Contact Chiropractic, P.C., as Assignee of Girtha Butler v N. Y. City Tr. Auth., 2017 NY Slip Op 88572 (2017)

Apparently, an entity that has NO stake in this battle, American Transit Ins. Co., felt the need to file an Amicus on this issue.  Should make for some light an highly relevant reading.

Assuming the Court reverses and finds that lawsuits against governmental entities is guided by a three year statute of limitation, ATIC will clearly benefit from a favorable ruling.  Logical right?  Oh Brooklyn Bridge, for how much do I sell thee?

“Motion by American Transit Insurance Company for leave to appear amicus curiae on the appeal herein granted only to the extent that the proposed brief is accepted as filed. Three copies of the brief must be served and an original and nine copies filed within seven days.”

Another silly appeal October 12, 2017

Narvaez v Sammartino, 2017 NY Slip Op 07187 (1st Dept. 2017)

Put this one in the file for “s” for silly.

“The motion court properly exercised its discretion under CPLR 2001 in granting plaintiff’s motion to renew, as the record shows that on the prior motion, plaintiff’s opposition was not considered due to counsel’s inadvertent failure to comply with the court’s part rules. Counsel’s error did not cause significant prejudice, and plaintiff has been ordered to reimburse defendants for any resulting costs and fees incurred (see CPLR 2001; DePompo-Seff v Genovese Drug Stores, Inc., 13 AD3d 109 [1st Dept 2004]).”

“Venue was properly laid in Bronx County, as plaintiff resided there when the complaint was filed (see CPLR 503[a]; Cardona v Aggressive Heating, 180 AD2d 572, 573 [1st Dept 1992]).”
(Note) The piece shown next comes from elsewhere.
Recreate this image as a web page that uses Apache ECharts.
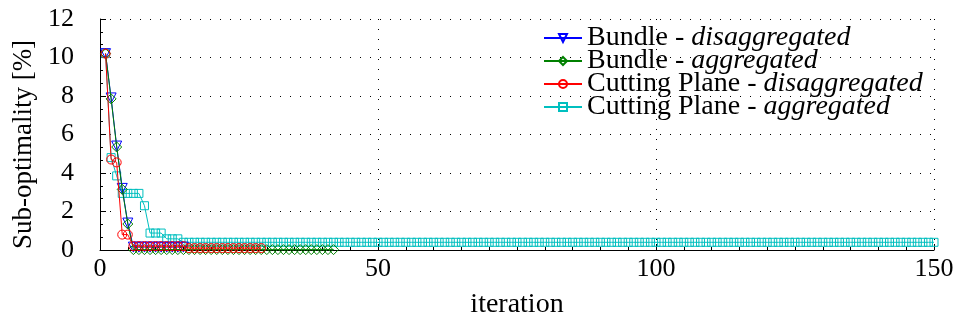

For starters, the motion should not have been denied because violation of a “part rule” whether it be 1) Non-hard copy; or 2) Non tabbed exhibits, should never form the basis of a denial of the motion.  The “default” was properly vacated and the plaintiff resided in the Bronx when the action was commenced.

What compelling argument can be made that someone who lives in Suffolk cannot testify in Bronx?  Clearly defendant would rather have a Suffolk County jury than a Bronx jury…  Can we just call this what it is?

A new 68.6 is coming next year October 10, 2017

Rationality has finally reached us with the crazy New Jersey situation.   This will be published tomorrow and will be effect 1/8/18.

Over billing beware.

This regulation should have come out years ago.  I am grateful that it finally has been approved.  Now, CPM and other rental items need to be addressed, as that loop hole remains open.

 

2309 again – nothing different today October 10, 2017

Donsimoni v Fall, 2017 NY Slip Op 07092 (1st Dept. 2017)

“The fact that plaintiff’s lone affidavit of merit in opposition to defendant’s summary judgment was acknowledged by a vice-consul in the U.S. Embassy in Paris, France, yet was submitted without a requisite certificate of conformity (see CPLR 2309[c]; Real Property Law § 301, et seq.), constituted an irregularity that could be corrected nunc pro tunc, if necessary (see DaSilva v KS Realty, L.P., 138 AD3d 619 [1st Dept 2016]; Gyamfi v Citywide Mobile Response Corp., 146 AD3d 612 [1st Dept 2017])….”

It is amazing that the Court actually countenanced the certificate of conformity argument in the first place.